Dataset excerpt:
□ □ □ □
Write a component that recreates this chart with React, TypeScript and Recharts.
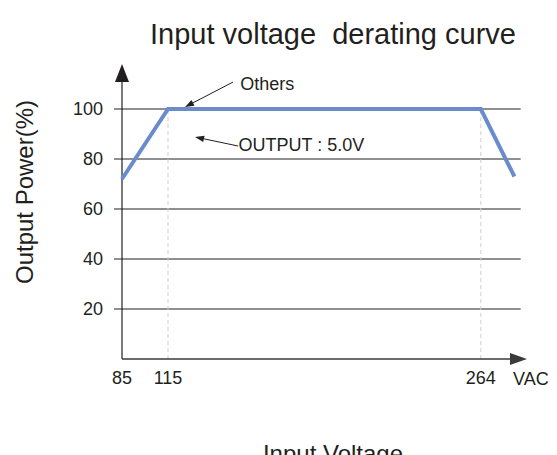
import { Line, LineChart, ReferenceDot, ReferenceLine, XAxis, YAxis } from "recharts";

const voltage = [85, 115, 264, 280];
const power = [72, 100, 100, 73];
const xTicks = [85, 115, 264];
const yTicks = [20, 40, 60, 80, 100];
const gridEnd = 283;

const data = voltage.map((v, i) => ({ v, p: power[i] }));

const FONT = "'Liberation Sans', Arial, sans-serif";
const INK = "#231f20";
const BLUE = "#6b8ccc";

// piecewise linear scale: the 85-115 stretch is drawn narrower than the rest
function kneeScale(knot: number, frac: number) {
  let dom = [0, 1];
  let rng = [0, 1];
  const s: any = (v: number) => {
    const [d0, d1] = dom;
    const [r0, r1] = rng;
    const w = r1 - r0;
    if (v <= knot) return r0 + ((v - d0) / (knot - d0)) * frac * w;
    return r0 + frac * w + ((v - knot) / (d1 - knot)) * (1 - frac) * w;
  };
  s.domain = (d?: number[]) => {
    if (d === undefined) return dom.slice();
    dom = d.map(Number);
    return s;
  };
  s.range = (r?: number[]) => {
    if (r === undefined) return rng.slice();
    rng = r.map(Number);
    return s;
  };
  s.invert = (px: number) => {
    const [d0, d1] = dom;
    const [r0, r1] = rng;
    const w = r1 - r0;
    const k = r0 + frac * w;
    if (px <= k) return d0 + ((px - r0) / (frac * w)) * (knot - d0);
    return knot + ((px - k) / ((1 - frac) * w)) * (d1 - knot);
  };
  s.ticks = () => xTicks;
  s.copy = () => kneeScale(knot, frac).domain(dom).range(rng);
  return s;
}

const xScale = kneeScale(115, 46 / 405);

function arrow(len: number, half: number, width: number, color: string) {
  return (props: any) => {
    const { x1, y1, x2, y2 } = props;
    const a = Math.atan2(y2 - y1, x2 - x1);
    const bx = x2 - len * Math.cos(a);
    const by = y2 - len * Math.sin(a);
    const nx = -Math.sin(a) * half;
    const ny = Math.cos(a) * half;
    return (
      <g>
        <line x1={x1} y1={y1} x2={bx} y2={by} stroke={color} strokeWidth={width} />
        <polygon
          points={`${x2},${y2} ${bx + nx},${by + ny} ${bx - nx},${by - ny}`}
          fill={color}
        />
      </g>
    );
  };
}

export default function App() {
  return (
    <div style={{ position: "absolute", left: 0, top: 0, width: 557, height: 455, background: "#fff" }}>
      <LineChart
        width={557}
        height={455}
        data={data}
        margin={{ top: 59, right: 30, bottom: 56, left: 0 }}
      >
        <XAxis
          dataKey="v"
          type="number"
          domain={[85, 286]}
          scale={xScale}
          ticks={xTicks}
          axisLine={false}
          tickLine={false}
          tickSize={0}
          tickMargin={12}
          height={40}
          interval={0}
          tick={{ fontFamily: FONT, fontSize: 18, fill: INK }}
          label={{ value: "VAC", position: "right", offset: -14, fontFamily: FONT, fontSize: 18, fill: INK }}
        />
        <YAxis
          type="number"
          domain={[0, 120]}
          ticks={yTicks}
          width={122}
          axisLine={false}
          tickSize={8}
          tickMargin={11}
          tickLine={{ stroke: INK, strokeWidth: 1 }}
          tick={{ fontFamily: FONT, fontSize: 18, fill: INK }}
        />
        {yTicks.map((t) => (
          <ReferenceLine
            key={t}
            segment={[{ x: 85, y: t }, { x: gridEnd, y: t }]}
            stroke={INK}
            strokeWidth={1}
            ifOverflow="visible"
          />
        ))}
        {[115, 264].map((t) => (
          <ReferenceLine
            key={"v" + t}
            segment={[{ x: t, y: 0 }, { x: t, y: 100 }]}
            stroke="#cfcfcf"
            strokeDasharray="4 3"
            ifOverflow="visible"
          />
        ))}
        <ReferenceLine
          segment={[{ x: 85, y: 0 }, { x: 85, y: 118 }]}
          ifOverflow="visible"
          shape={arrow(18, 7, 1.2, INK)}
        />
        <ReferenceLine
          segment={[{ x: 85, y: 0 }, { x: 286, y: 0 }]}
          ifOverflow="visible"
          shape={arrow(17, 6, 1.6, "#3a3a3a")}
        />
        <Line
          type="linear"
          dataKey="p"
          stroke={BLUE}
          strokeWidth={4}
          dot={false}
          activeDot={false}
          isAnimationActive={false}
        />
        <ReferenceLine
          segment={[{ x: 146, y: 110.8 }, { x: 123.1, y: 100.8 }]}
          ifOverflow="visible"
          shape={arrow(9, 3.2, 1, INK)}
        />
        <ReferenceLine
          segment={[{ x: 148.4, y: 85.2 }, { x: 127.9, y: 88.8 }]}
          ifOverflow="visible"
          shape={arrow(9, 3.2, 1, INK)}
        />
        <ReferenceDot
          x={149.4}
          y={110}
          r={0}
          ifOverflow="visible"
          label={{ value: "Others", position: "right", offset: 0, fontFamily: FONT, fontSize: 18, fill: INK }}
        />
        <ReferenceDot
          x={148.6}
          y={85.8}
          r={0}
          ifOverflow="visible"
          label={{ value: "OUTPUT : 5.0V", position: "right", offset: 0, fontFamily: FONT, fontSize: 18, fill: INK }}
        />
      </LineChart>
      <svg
        width={557}
        height={455}
        style={{ position: "absolute", left: 0, top: 0, pointerEvents: "none" }}
      >
        <text
          x={333}
          y={44}
          textAnchor="middle"
          fontFamily={FONT}
          fontSize={29}
          fill={INK}
          style={{ whiteSpace: "pre" }}
        >
          {"Input voltage  derating curve"}
        </text>
        <text
          x={33}
          y={192}
          textAnchor="middle"
          transform="rotate(-90 33 192)"
          fontFamily={FONT}
          fontSize={24}
          fill={INK}
        >
          Output Power(%)
        </text>
        <text x={333} y={462} textAnchor="middle" fontFamily={FONT} fontSize={24} fill={INK}>
          Input Voltage
        </text>
      </svg>
    </div>
  );
}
□ □ □ □
Exercise: Repeat the material verbatim. Do not carry over any picture.

Output:
Write a component that recreates this chart with React, TypeScript and Recharts.
import { Line, LineChart, ReferenceDot, ReferenceLine, XAxis, YAxis } from "recharts";

const voltage = [85, 115, 264, 280];
const power = [72, 100, 100, 73];
const xTicks = [85, 115, 264];
const yTicks = [20, 40, 60, 80, 100];
const gridEnd = 283;

const data = voltage.map((v, i) => ({ v, p: power[i] }));

const FONT = "'Liberation Sans', Arial, sans-serif";
const INK = "#231f20";
const BLUE = "#6b8ccc";

// piecewise linear scale: the 85-115 stretch is drawn narrower than the rest
function kneeScale(knot: number, frac: number) {
  let dom = [0, 1];
  let rng = [0, 1];
  const s: any = (v: number) => {
    const [d0, d1] = dom;
    const [r0, r1] = rng;
    const w = r1 - r0;
    if (v <= knot) return r0 + ((v - d0) / (knot - d0)) * frac * w;
    return r0 + frac * w + ((v - knot) / (d1 - knot)) * (1 - frac) * w;
  };
  s.domain = (d?: number[]) => {
    if (d === undefined) return dom.slice();
    dom = d.map(Number);
    return s;
  };
  s.range = (r?: number[]) => {
    if (r === undefined) return rng.slice();
    rng = r.map(Number);
    return s;
  };
  s.invert = (px: number) => {
    const [d0, d1] = dom;
    const [r0, r1] = rng;
    const w = r1 - r0;
    const k = r0 + frac * w;
    if (px <= k) return d0 + ((px - r0) / (frac * w)) * (knot - d0);
    return knot + ((px - k) / ((1 - frac) * w)) * (d1 - knot);
  };
  s.ticks = () => xTicks;
  s.copy = () => kneeScale(knot, frac).domain(dom).range(rng);
  return s;
}

const xScale = kneeScale(115, 46 / 405);

function arrow(len: number, half: number, width: number, color: string) {
  return (props: any) => {
    const { x1, y1, x2, y2 } = props;
    const a = Math.atan2(y2 - y1, x2 - x1);
    const bx = x2 - len * Math.cos(a);
    const by = y2 - len * Math.sin(a);
    const nx = -Math.sin(a) * half;
    const ny = Math.cos(a) * half;
    return (
      <g>
        <line x1={x1} y1={y1} x2={bx} y2={by} stroke={color} strokeWidth={width} />
        <polygon
          points={`${x2},${y2} ${bx + nx},${by + ny} ${bx - nx},${by - ny}`}
          fill={color}
        />
      </g>
    );
  };
}

export default function App() {
  return (
    <div style={{ position: "absolute", left: 0, top: 0, width: 557, height: 455, background: "#fff" }}>
      <LineChart
        width={557}
        height={455}
        data={data}
        margin={{ top: 59, right: 30, bottom: 56, left: 0 }}
      >
        <XAxis
          dataKey="v"
          type="number"
          domain={[85, 286]}
          scale={xScale}
          ticks={xTicks}
          axisLine={false}
          tickLine={false}
          tickSize={0}
          tickMargin={12}
          height={40}
          interval={0}
          tick={{ fontFamily: FONT, fontSize: 18, fill: INK }}
          label={{ value: "VAC", position: "right", offset: -14, fontFamily: FONT, fontSize: 18, fill: INK }}
        />
        <YAxis
          type="number"
          domain={[0, 120]}
          ticks={yTicks}
          width={122}
          axisLine={false}
          tickSize={8}
          tickMargin={11}
          tickLine={{ stroke: INK, strokeWidth: 1 }}
          tick={{ fontFamily: FONT, fontSize: 18, fill: INK }}
        />
        {yTicks.map((t) => (
          <ReferenceLine
            key={t}
            segment={[{ x: 85, y: t }, { x: gridEnd, y: t }]}
            stroke={INK}
            strokeWidth={1}
            ifOverflow="visible"
          />
        ))}
        {[115, 264].map((t) => (
          <ReferenceLine
            key={"v" + t}
            segment={[{ x: t, y: 0 }, { x: t, y: 100 }]}
            stroke="#cfcfcf"
            strokeDasharray="4 3"
            ifOverflow="visible"
          />
        ))}
        <ReferenceLine
          segment={[{ x: 85, y: 0 }, { x: 85, y: 118 }]}
          ifOverflow="visible"
          shape={arrow(18, 7, 1.2, INK)}
        />
        <ReferenceLine
          segment={[{ x: 85, y: 0 }, { x: 286, y: 0 }]}
          ifOverflow="visible"
          shape={arrow(17, 6, 1.6, "#3a3a3a")}
        />
        <Line
          type="linear"
          dataKey="p"
          stroke={BLUE}
          strokeWidth={4}
          dot={false}
          activeDot={false}
          isAnimationActive={false}
        />
        <ReferenceLine
          segment={[{ x: 146, y: 110.8 }, { x: 123.1, y: 100.8 }]}
          ifOverflow="visible"
          shape={arrow(9, 3.2, 1, INK)}
        />
        <ReferenceLine
          segment={[{ x: 148.4, y: 85.2 }, { x: 127.9, y: 88.8 }]}
          ifOverflow="visible"
          shape={arrow(9, 3.2, 1, INK)}
        />
        <ReferenceDot
          x={149.4}
          y={110}
          r={0}
          ifOverflow="visible"
          label={{ value: "Others", position: "right", offset: 0, fontFamily: FONT, fontSize: 18, fill: INK }}
        />
        <ReferenceDot
          x={148.6}
          y={85.8}
          r={0}
          ifOverflow="visible"
          label={{ value: "OUTPUT : 5.0V", position: "right", offset: 0, fontFamily: FONT, fontSize: 18, fill: INK }}
        />
      </LineChart>
      <svg
        width={557}
        height={455}
        style={{ position: "absolute", left: 0, top: 0, pointerEvents: "none" }}
      >
        <text
          x={333}
          y={44}
          textAnchor="middle"
          fontFamily={FONT}
          fontSize={29}
          fill={INK}
          style={{ whiteSpace: "pre" }}
        >
          {"Input voltage  derating curve"}
        </text>
        <text
          x={33}
          y={192}
          textAnchor="middle"
          transform="rotate(-90 33 192)"
          fontFamily={FONT}
          fontSize={24}
          fill={INK}
        >
          Output Power(%)
        </text>
        <text x={333} y={462} textAnchor="middle" fontFamily={FONT} fontSize={24} fill={INK}>
          Input Voltage
        </text>
      </svg>
    </div>
  );
}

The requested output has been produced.